Proposals to expedite permitting of oil, gas infrastructure near end of line

Dec. 7, 2022
Moderate reform ideas to expedite permitting of oil and gas infrastructure appear close to dying in December.

Moderate reform ideas to expedite permitting of oil and gas infrastructure appear close to dying in December. The reforms were negotiated by Sen. Joe Manchin (D-W.Va.) and leading Democrats over more than half a year in return for Manchin’s support of a big tax and spending bill in August.

Manchin was hoping to see his proposals added to a “must pass” bill in December, and Democratic leadership agreed to try. One such bill, the National Defense Authorization Act (H.R. 7776), is now nearing completion, and the senator’s infrastructure proposals are being left out.

The defense bill emerged Dec. 6 from House and Senate committees with bipartisan support. Democrats and Republicans alike hailed it as a good compromise.

Manchin put out a statement lamenting the exclusion of his infrastructure reforms from the defense bill, then he made a last-ditch appeal to colleagues Dec. 7 to amend the bill. He released an amendment package with revised language for his proposals, which were tweaked to give them a little more significance—somewhat stricter deadlines for regulators, for example.

The amendments would accelerate permitting without bypassing environmental reviews, said his package of amendment documents. His proposals would smooth permitting for oil and gas pipelines and most especially would help the long-stalled Mountain Valley Pipeline, a natural gas line originating in West Virginia. Litigation may yet determine the fate of that line.

A troubled deal

Manchin achieved some of his goals in the tax and spending bill passed in August under the name Inflation Reduction Act. Among other things, that law forced the Interior Department to go ahead with offshore oil and gas lease sales that had been blocked by the Biden administration. Resumption of scheduling for those sales got on track in September (OGJ Online, Sept. 23, 2022).

But it was also in September that an attempt to attach Manchin’s reforms to an appropriations bill failed. Top Democrats had promised Manchin they would try to push his proposals forward in September, and when that the opposition grew too strong, they said they would try again before yearend (OGJ Online, Sept. 27, 2022).

An appropriations bill is the other remaining “must pass” legislation for the year, and leaders in both parties expressed hope Dec. 6 and 7 for quick bipartisan action. It is needed as the final spending bill for fiscal year 2023, although Congress can offer a temporary substitute to kick the completion of the work into January.

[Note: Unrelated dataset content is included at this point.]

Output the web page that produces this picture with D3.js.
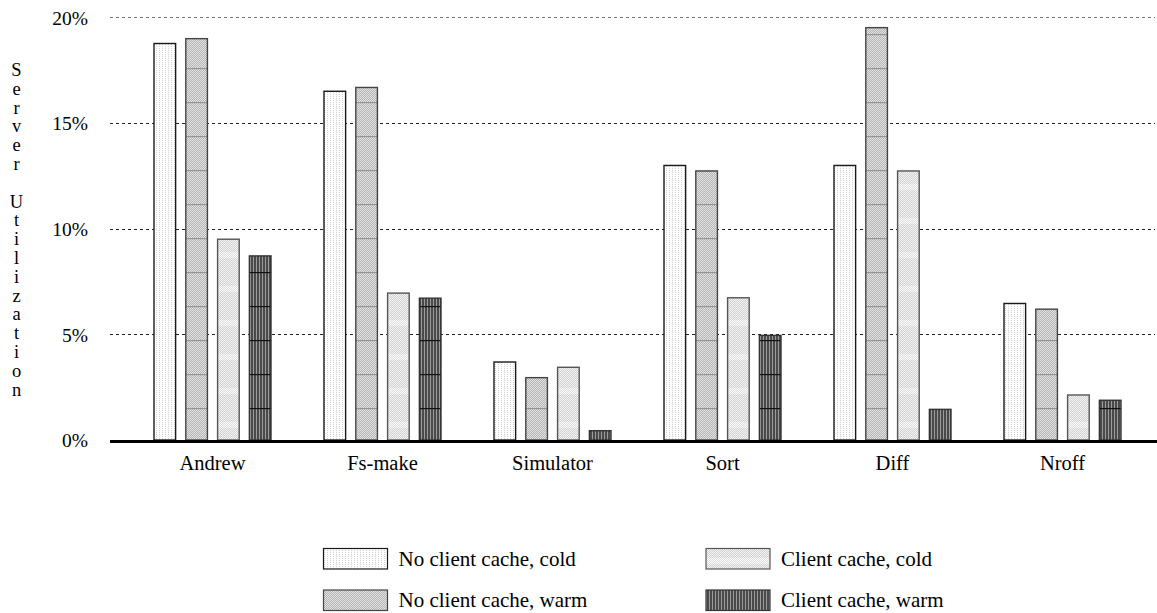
<!DOCTYPE html>
<html>
<head>
<meta charset="utf-8">
<script src="https://cdn.jsdelivr.net/npm/d3@7/dist/d3.min.js"></script>
<style>
  html, body { margin: 0; padding: 0; background: #fff; }
  svg { display: block; }
  svg text { font-family: "Liberation Serif", "Times New Roman", Times, "DejaVu Serif", serif !important; fill: #000; }
</style>
</head>
<body>
<div id="chart"></div>
<script>
// ---- data ----
const categories = ["Andrew", "Fs-make", "Simulator", "Sort", "Diff", "Nroff"];
const seriesNames = ["No client cache, cold", "No client cache, warm", "Client cache, cold", "Client cache, warm"];
const noCacheCold = [18.76, 16.5, 3.69, 12.99, 12.99, 6.46];
const noCacheWarm = [18.99, 16.68, 2.95, 12.73, 19.51, 6.19];
const cacheCold   = [9.5, 6.95, 3.44, 6.73, 12.73, 2.13];
const cacheWarm   = [8.71, 6.71, 0.44, 4.95, 1.45, 1.88];
const yTicks = [0, 5, 10, 15, 20];
const yTitle = "Server Utilization";

const seriesValues = [noCacheCold, noCacheWarm, cacheCold, cacheWarm];
const FONT = '"Liberation Serif", "Times New Roman", Times, "DejaVu Serif", serif';

// ---- layout ----
const W = 1157, H = 613;
const svg = d3.select("#chart").append("svg").attr("width", W).attr("height", H)
  .attr("font-family", FONT);
const defs = svg.append("defs");

function micro(id, w, h, bg, pixels) {
  const p = defs.append("pattern").attr("id", id).attr("patternUnits", "userSpaceOnUse")
    .attr("width", w).attr("height", h);
  p.append("rect").attr("width", w).attr("height", h).attr("fill", bg);
  pixels.forEach(([x, y, c, pw, ph]) => p.append("rect").attr("x", x).attr("y", y)
    .attr("width", pw || 1).attr("height", ph || 1).attr("fill", c));
}
micro("mA", 3, 2, "#ffffff", [[0, 0, "#d0d0d0"]]);
micro("mB", 2, 2, "#b4b4b4", [[0, 0, "#e2e2e2"], [1, 1, "#e2e2e2"]]);
micro("mC", 2, 2, "#d0d0d0", [[0, 0, "#f4f4f4"], [1, 1, "#f4f4f4"]]);
micro("mD", 3, 2, "#4a4a4a", [[1, 0, "#9a9a9a", 1, 2]]);

function banded(id, base, lineColor, lightBand) {
  const p = defs.append("pattern").attr("id", id).attr("patternUnits", "userSpaceOnUse")
    .attr("width", 6).attr("height", 34);
  p.append("rect").attr("width", 6).attr("height", 34).attr("fill", `url(#${base})`);
  if (lightBand) p.append("rect").attr("y", 14).attr("width", 6).attr("height", 6).attr("fill", "#ffffff").attr("opacity", 0.35);
  if (lineColor) p.append("rect").attr("y", 0).attr("width", 6).attr("height", 1.2).attr("fill", lineColor);
}
banded("pA", "mA", null, false);
banded("pB", "mB", "#959595", false);
banded("pC", "mC", null, true);
banded("pD", "mD", "#111111", false);

const fills = ["url(#pA)", "url(#pB)", "url(#pC)", "url(#pD)"];
const strokes = ["#1a1a1a", "#444444", "#555555", "#333333"];

// ---- scales ----
const y = d3.scaleLinear().domain([0, 20]).range([440, 17.3]);
const x0 = d3.scaleBand().domain(categories).range([127.5, 1147.5])
  .paddingInner(0.3118).paddingOuter(0.1559);
const x1 = d3.scaleBand().domain(seriesNames).range([0, x0.bandwidth()])
  .paddingInner(0.32).paddingOuter(0);

// ---- gridlines ----
svg.append("g").selectAll("line").data(yTicks.filter(t => t > 0)).join("line")
  .attr("x1", 110).attr("x2", 1155)
  .attr("y1", d => Math.round(y(d)) + 0.5).attr("y2", d => Math.round(y(d)) + 0.5)
  .attr("stroke", d => d === 20 ? "#7a7a7a" : "#222")
  .attr("stroke-width", 1)
  .attr("stroke-dasharray", "3,3");

// ---- y axis labels ----
const yAxis = d3.axisLeft(y).tickValues(yTicks).tickFormat(d => d + "%").tickSize(0).tickPadding(0);
const yG = svg.append("g").attr("transform", "translate(88,0)").call(yAxis)
  .attr("font-family", FONT);
yG.select(".domain").remove();
yG.selectAll("text").attr("font-size", 19.5).attr("fill", "#000").attr("dy", "0.35em");

// vertical stacked y title
svg.append("g").selectAll("text").data(Array.from(yTitle)).join("text")
  .attr("x", 16.5).attr("y", (d, i) => 76 + i * 18.8)
  .attr("text-anchor", "middle").attr("font-size", 18.5)
  .text(d => d);

// ---- bars ----
const barsG = svg.append("g");
categories.forEach((cat, ci) => {
  seriesNames.forEach((s, si) => {
    const v = seriesValues[si][ci];
    barsG.append("rect")
      .attr("x", x0(cat) + x1(s)).attr("y", y(v))
      .attr("width", x1.bandwidth()).attr("height", y(0) - y(v))
      .attr("fill", fills[si]).attr("stroke", strokes[si]).attr("stroke-width", 1.4);
  });
});

// baseline
svg.append("line").attr("x1", 110).attr("x2", 1157).attr("y1", y(0) + 1.5).attr("y2", y(0) + 1.5)
  .attr("stroke", "#000").attr("stroke-width", 3);

// ---- x axis labels ----
const xAxis = d3.axisBottom(x0).tickSize(0).tickPadding(0);
const xG = svg.append("g").attr("transform", "translate(0,455)").call(xAxis)
  .attr("font-family", FONT);
xG.select(".domain").remove();
xG.selectAll("text").attr("font-size", 20.5).attr("fill", "#000").attr("dy", "0.71em");

// ---- legend ----
const legendPos = [
  { x: 323.5, y: 548.5 }, { x: 323.5, y: 590 },
  { x: 706, y: 548.5 }, { x: 706, y: 590 }
];
const lg = svg.append("g");
seriesNames.forEach((s, i) => {
  const p = legendPos[i];
  lg.append("rect").attr("x", p.x).attr("y", p.y).attr("width", 64).attr("height", 20.5)
    .attr("fill", fills[i]).attr("stroke", strokes[i]).attr("stroke-width", 1.2);
  lg.append("text").attr("x", p.x + 75).attr("y", p.y + 17).attr("font-size", 21).text(s);
});
</script>
</body>
</html>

Senate Minority Leader Mitch McConnell (R-Ky.) referred to Manchin’s proposals Dec. 6 as far too weak, “reform in name only” (OGJ Online, Sept. 22, 2022). McConnell’s remark was an indicator of the likely fate of any attempt to add the infrastructure proposals to the remaining appropriations bill.

Rep. Raul Grijalva (D-Ariz.), chairman of the House Natural Resources Committee and a strong opponent of Manchin’s proposals, treated the exclusion of the reforms from the defense bill as the final act.

“House Democrats can now close out the year having made historic progress on climate change without this ugly asterisk,” Grijalva said.

His reference to climate change was a reminder that Manchin, in order to win the resumption of offshore leasing and the promise of reform efforts, also agreed to a variety of increases in oil and gas regulatory obligations. Those changes included increased royalties and fees on federal lands and the channeling of billions of dollars in taxpayer support to alternative energies, notably support for wind and solar power and electric vehicles.